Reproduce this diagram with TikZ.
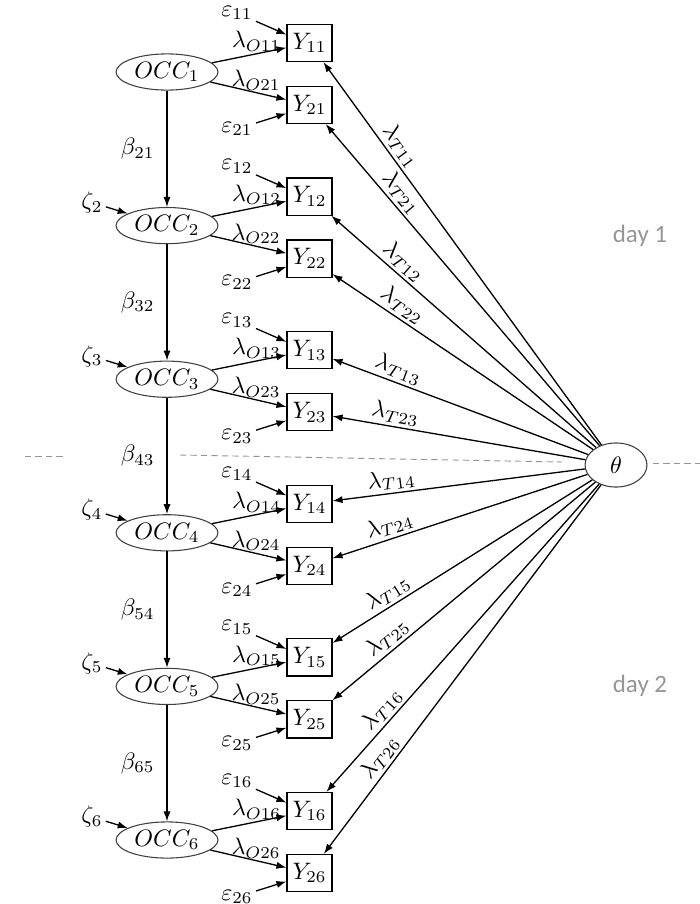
\documentclass[tikz,border=0pt]{standalone}
\usepackage{fontspec}
\newfontfamily\daysans{Carlito}
\usetikzlibrary{arrows.meta,shapes.geometric}
\definecolor{daygray}{RGB}{150,150,150}
\begin{document}
\begin{tikzpicture}[x=0.42pt,y=-0.42pt,
  obs/.style={draw, line width=0.45pt, rectangle, minimum width=18.9pt, minimum height=15.6pt, inner sep=0.5pt},
  lat/.style={draw=black!75, line width=0.45pt, ellipse, minimum width=42.8pt, minimum height=15.2pt, inner sep=0pt},
  thetanode/.style={draw=black!75, line width=0.45pt, ellipse, minimum width=26pt, minimum height=18.5pt, inner sep=0pt},
  arr/.style={-{Latex[length=4.2pt,width=3pt]}, line width=0.55pt},
  lab/.style={inner sep=1.2pt},
  divider/.style={draw=daygray, dashed, dash pattern=on 2.6pt off 1.8pt, line width=0.4pt},
  daylab/.style={text=daygray, font=\daysans\fontsize{10.5}{12}\selectfont},
]
\useasboundingbox (0,0) rectangle (700,904);

% divider
\draw[divider] (25,456) -- (66,456);
\draw[divider] (180,455) -- (562,462);
\draw[divider] (653,463) -- (700,463);

\node[daylab] (day1) at (640,236) {day 1};
\node[daylab] (day2) at (640,686) {day 2};

\node[thetanode] (theta) at (616,465) {$\theta$};

\foreach \k in {1,...,6}{
  \pgfmathsetmacro\yc{72+(\k-1)*153.6}
  \node[lat] (O\k) at (167,\yc) {$OCC_{\k}$};
  \node[obs] (Ya\k) at (309.5,\yc-29) {$Y_{1\k}$};
  \node[obs] (Yb\k) at (309.5,\yc+33) {$Y_{2\k}$};
  \node[lab] (ea\k) at (237,\yc-59) {$\varepsilon_{1\k}$};
  \node[lab] (eb\k) at (237,\yc+57) {$\varepsilon_{2\k}$};
  \draw[arr] (ea\k) -- (Ya\k.160);
  \draw[arr] (eb\k) -- (Yb\k.200);
  \draw[arr] (O\k) -- node[above, pos=0.6, inner sep=0.8pt] {$\lambda_{O1\k}$} (Ya\k);
  \draw[arr] (O\k) -- node[above, pos=0.6, inner sep=0.8pt] {$\lambda_{O2\k}$} (Yb\k);
  \draw[arr] (theta) -- node[sloped, above, pos=0.76, inner sep=1.2pt] {$\lambda_{T1\k}$} (Ya\k);
  \draw[arr] (theta) -- node[sloped, above, pos=0.76, inner sep=1.2pt] {$\lambda_{T2\k}$} (Yb\k);
}

\foreach \k in {2,...,6}{
  \pgfmathsetmacro\yc{72+(\k-1)*153.6}
  \node[lab] (z\k) at (92,\yc-23) {$\zeta_{\k}$};
  \draw[arr] (z\k) -- (O\k);
}

\foreach \k [evaluate=\k as \p using int(\k-1)] in {2,...,6}{
  \draw[arr] (O\p) -- node[left, inner sep=5pt] {$\beta_{\k\p}$} (O\k);
}
\end{tikzpicture}
\end{document}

#### [AIM]
Omit the pictures, then output the rest of the listing exactly.

#### [TASK ANSWER]
Reproduce this diagram with TikZ.
\documentclass[tikz,border=0pt]{standalone}
\usepackage{fontspec}
\newfontfamily\daysans{Carlito}
\usetikzlibrary{arrows.meta,shapes.geometric}
\definecolor{daygray}{RGB}{150,150,150}
\begin{document}
\begin{tikzpicture}[x=0.42pt,y=-0.42pt,
  obs/.style={draw, line width=0.45pt, rectangle, minimum width=18.9pt, minimum height=15.6pt, inner sep=0.5pt},
  lat/.style={draw=black!75, line width=0.45pt, ellipse, minimum width=42.8pt, minimum height=15.2pt, inner sep=0pt},
  thetanode/.style={draw=black!75, line width=0.45pt, ellipse, minimum width=26pt, minimum height=18.5pt, inner sep=0pt},
  arr/.style={-{Latex[length=4.2pt,width=3pt]}, line width=0.55pt},
  lab/.style={inner sep=1.2pt},
  divider/.style={draw=daygray, dashed, dash pattern=on 2.6pt off 1.8pt, line width=0.4pt},
  daylab/.style={text=daygray, font=\daysans\fontsize{10.5}{12}\selectfont},
]
\useasboundingbox (0,0) rectangle (700,904);

% divider
\draw[divider] (25,456) -- (66,456);
\draw[divider] (180,455) -- (562,462);
\draw[divider] (653,463) -- (700,463);

\node[daylab] (day1) at (640,236) {day 1};
\node[daylab] (day2) at (640,686) {day 2};

\node[thetanode] (theta) at (616,465) {$\theta$};

\foreach \k in {1,...,6}{
  \pgfmathsetmacro\yc{72+(\k-1)*153.6}
  \node[lat] (O\k) at (167,\yc) {$OCC_{\k}$};
  \node[obs] (Ya\k) at (309.5,\yc-29) {$Y_{1\k}$};
  \node[obs] (Yb\k) at (309.5,\yc+33) {$Y_{2\k}$};
  \node[lab] (ea\k) at (237,\yc-59) {$\varepsilon_{1\k}$};
  \node[lab] (eb\k) at (237,\yc+57) {$\varepsilon_{2\k}$};
  \draw[arr] (ea\k) -- (Ya\k.160);
  \draw[arr] (eb\k) -- (Yb\k.200);
  \draw[arr] (O\k) -- node[above, pos=0.6, inner sep=0.8pt] {$\lambda_{O1\k}$} (Ya\k);
  \draw[arr] (O\k) -- node[above, pos=0.6, inner sep=0.8pt] {$\lambda_{O2\k}$} (Yb\k);
  \draw[arr] (theta) -- node[sloped, above, pos=0.76, inner sep=1.2pt] {$\lambda_{T1\k}$} (Ya\k);
  \draw[arr] (theta) -- node[sloped, above, pos=0.76, inner sep=1.2pt] {$\lambda_{T2\k}$} (Yb\k);
}

\foreach \k in {2,...,6}{
  \pgfmathsetmacro\yc{72+(\k-1)*153.6}
  \node[lab] (z\k) at (92,\yc-23) {$\zeta_{\k}$};
  \draw[arr] (z\k) -- (O\k);
}

\foreach \k [evaluate=\k as \p using int(\k-1)] in {2,...,6}{
  \draw[arr] (O\p) -- node[left, inner sep=5pt] {$\beta_{\k\p}$} (O\k);
}
\end{tikzpicture}
\end{document}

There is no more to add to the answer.